At the time of her death, Martina Concio had been twenty-five years old, perfectly healthy, with good muscle tone, and presenting no sign of previous or current disease. She died of massive hemorrhage as a result of penetrating trauma to her abdominal cavity caused by the pointy tree branch; the angle of entry—forty-five degrees—was compatible with the theory that Martina had landed on that branch after roughly a six-foot fall. It was likewise compatible with the ragged outline of the wound, which fit the shape of the branch, and the bruising on her body as a result of the fall. There were no assault bruises.
Tests done on her bodily fluids had shown no presence of toxic substances: there was nothing in her stomach but coffee and sugar. She also had sugar in her mouth and esophagus, which, considering the rapidity with which the body tends to assimilate sugar, meant that it had been ingested only minutes before her death. She had in any case been awake at the time of the fall, because she had tried to grab a branch, but there were no defensive wounds, nor had any flesh been found under her fingernails.
Martina was dressed in her heavy winter jacket, her uniform, and her government-issue sidearm, safely fastened in its holster. In her pockets were a publicity brochure for a beautician, an apple, a handful of coins, and café sugar packets, empty and full, but without any branding or advertising. IDs, keys, and wallet had remained in the car, in her handbag.

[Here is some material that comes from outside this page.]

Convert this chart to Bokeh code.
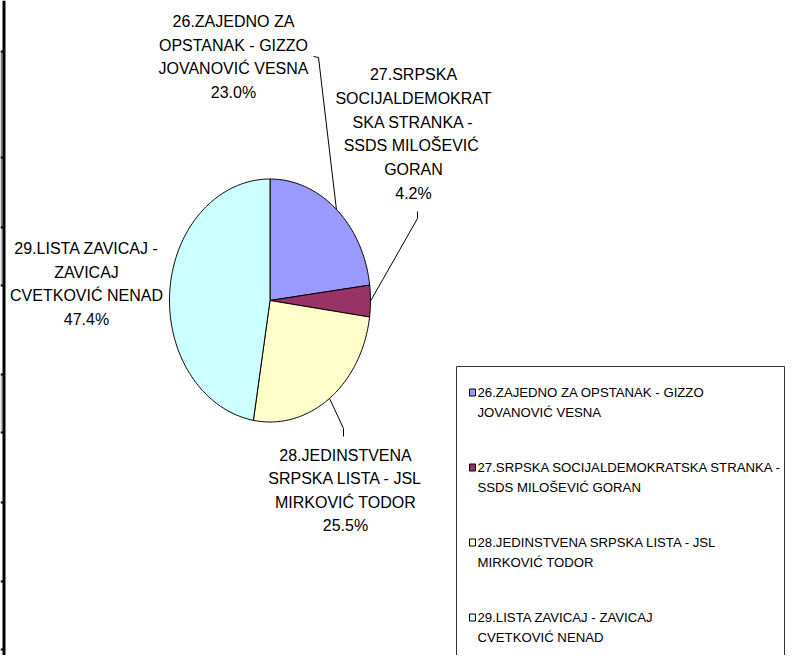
import numpy as np
from bokeh.plotting import figure
from bokeh.models import Range1d
from bokeh.core.properties import value
from bokeh.embed import file_html
from bokeh.resources import INLINE

# ---- data ----
pie_names = [
    "26.ZAJEDNO ZA\nOPSTANAK - GIZZO\nJOVANOVIĆ VESNA",
    "27.SRPSKA\nSOCIJALDEMOKRAT\nSKA STRANKA -\nSSDS  MILOŠEVIĆ\nGORAN",
    "28.JEDINSTVENA\nSRPSKA LISTA - JSL\nMIRKOVIĆ TODOR",
    "29.LISTA ZAVICAJ -\nZAVICAJ\nCVETKOVIĆ NENAD",
]
legend_names = [
    "26.ZAJEDNO ZA OPSTANAK - GIZZO\nJOVANOVIĆ VESNA",
    "27.SRPSKA SOCIJALDEMOKRATSKA STRANKA -\nSSDS  MILOŠEVIĆ GORAN",
    "28.JEDINSTVENA SRPSKA LISTA - JSL\nMIRKOVIĆ TODOR",
    "29.LISTA ZAVICAJ - ZAVICAJ\nCVETKOVIĆ NENAD",
]
shares = [23.0, 4.2, 25.5, 47.4]
colors = ["#9999FF", "#993366", "#FFFFCC", "#CCFFFF"]

# ---- layout (pixel-like coordinates) ----
W, H = 785, 655
CX, CY, RX, RY = 269.5, 300.0, 100.5, 121.5
label_x = [233, 413, 345, 86]
label_y = [56.5, 133.5, 490, 283.5]
FONT = "Liberation Sans"

p = figure(width=W, height=H, output_backend="svg", toolbar_location=None,
           x_range=Range1d(0, W), y_range=Range1d(H, 0),
           min_border=0, outline_line_color=None,
           background_fill_color="white", border_fill_color="white")
p.xaxis.visible = False
p.yaxis.visible = False
p.xgrid.grid_line_color = None
p.ygrid.grid_line_color = None

# left spreadsheet edge: thick line, grey cell bits and row ticks
p.quad(left=[0, 0, 0], right=[2, 2, 2], top=[51, 227, 374], bottom=[227, 285, 432],
       fill_color=["#808080", "#C0C0C0", "#C0C0C0"], line_color=None)
row_ticks = [51, 157, 227, 285, 374, 432, 502, 581, 649]
p.quad(left=[0] * len(row_ticks), right=[3] * len(row_ticks),
       top=[t - 1 for t in row_ticks], bottom=[t + 1 for t in row_ticks],
       fill_color="black", line_color=None)
p.quad(left=[2], right=[5], top=[0], bottom=[H], fill_color="black", line_color=None)

# ---- pie slices (stretched circle) ----
total = sum(shares)
fr = np.array(shares) / total
ends = np.cumsum(fr)
starts = ends - fr
xs, ys = [], []
for s, e in zip(starts, ends):
    t = np.linspace(s, e, max(int((e - s) * 400), 4)) * 2 * np.pi
    xs.append([CX] + list(CX + RX * np.sin(t)) + [CX])
    ys.append([CY] + list(CY - RY * np.cos(t)) + [CY])
p.patches(xs=xs, ys=ys, fill_color=colors, line_color="black", line_width=1)

# ---- leader lines: from slice mid-point on the rim to the label ----
mid = (starts + ends) / 2 * 2 * np.pi
rim_x = CX + RX * np.sin(mid)
rim_y = CY - RY * np.cos(mid)
lead_xs = [
    [313, 318, rim_x[0]],
    [417, 417, rim_x[1]],
    [rim_x[2], 343, 343],
]
lead_ys = [
    [56, 57, rim_y[0]],
    [211, 218, rim_y[1]],
    [rim_y[2], 428, 436],
]
p.multi_line(xs=lead_xs, ys=lead_ys, line_color="black", line_width=1)

# ---- slice labels ----
texts = [n + "\n" + f"{v:.1f}%" for n, v in zip(pie_names, shares)]
p.text(x=label_x, y=label_y, text=texts, text_font=value(FONT),
       text_font_size="16px", text_align="center", text_baseline="middle",
       text_line_height=1.39, text_color="black")

# ---- legend ----
LX0, LY0 = 456, 366
p.quad(left=[LX0], right=[W - 1], top=[LY0], bottom=[H + 5],
       fill_color=None, line_color="#333333", line_width=1)
ent_y = [LY0 + 36 + 75 * i for i in range(len(legend_names))]
p.rect(x=[472] * len(colors), y=[y - 10 for y in ent_y], width=6, height=7,
       fill_color=colors, line_color="black", line_width=1)
p.text(x=[477] * len(legend_names), y=ent_y, text=legend_names,
       text_font=value(FONT), text_font_size="13.2px", text_align="left",
       text_baseline="middle", text_line_height=1.35, text_color="black")

open("out.html", "w").write(file_html(p, INLINE))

An examination of the ground between the car and the place of her death had revealed
nothing. Hours of snow, wind, and freezing rain had gone by, to say nothing about the tromping of the rescue teams, but the SIS still ruled out any signs of a body being dragged, nor had they found any blood either on the car or around the tree on whose branch she’d been impaled. If Leo really was the one who’d killed her, he’d done a good clean job of eliminating all traces of his work.
Between reading documents and his physical therapy sessions, Dante had also had to face a closed-door session of questioning from the magistrates of the counterterrorism pool. He’d told them that he remembered nothing of the massacre in Venice, nor of the weeks that had preceded it. Really, I was in Venice? Oh my goodness.

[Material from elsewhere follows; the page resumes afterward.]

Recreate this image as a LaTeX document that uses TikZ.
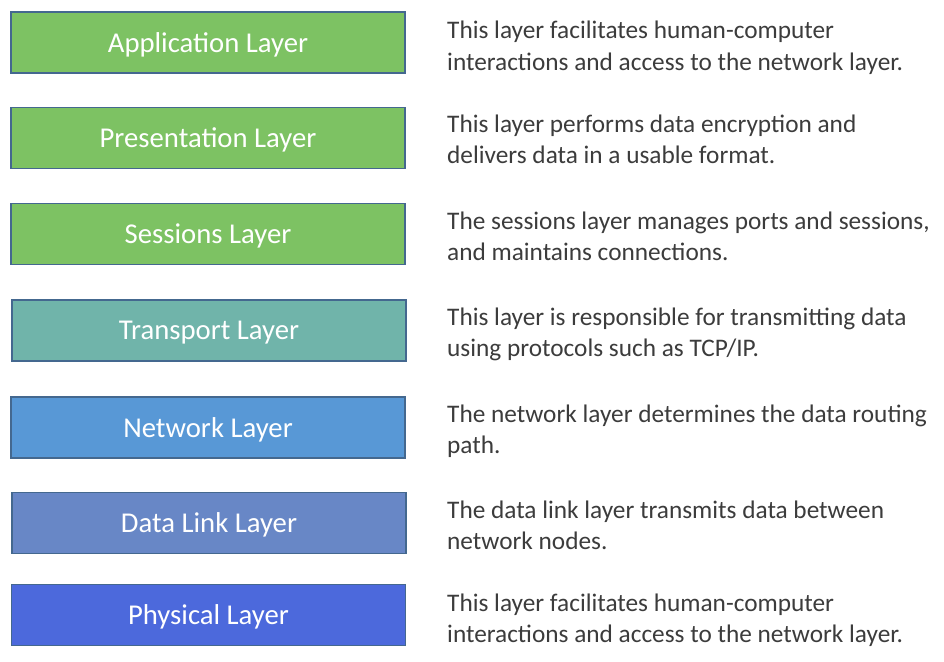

They’d actually believed him. Dante was as good at telling lies as he was at spotting them, and no one had any interest in digging too deep to find a different story than the one already told in the proceedings of the inquiry. In the meantime, Colomba had been almost uninterruptedly in the Pisa barracks talking with D’Amore and a CIA operative stationed in Italy who had updated her on the international manhunt for Bonaccorso and the specialties of Italian cuisine he was obsessed with, to a phenomenally mind-numbing extent.
They’d just taken the turnoff for Mezzanotte when Alberti was forced to slow to walking speed on account of a tractor with extremely high wheels that was taking up the whole roadway. Dante grumbled. “Delightful in this part of the country,” he said. “Like bingo games at the hospice.”
“Don’t you love nature?” Alberti asked.
“Only in documentaries. In real life, it’s a perfect setting for a horror flick. A couple of idiots, living completely isolated in the countryside, being hacked to death. I just hope that there’s at least a fast internet connection. They’ve aired whole seasons while I was asleep, and I’m going to have to download hundreds of episodes.” Dante lit a cigarette and looked at Alberti’s arms. “What do you take to pump up your biceps like that?”
“Just nutritional supplements and some time in the gym.”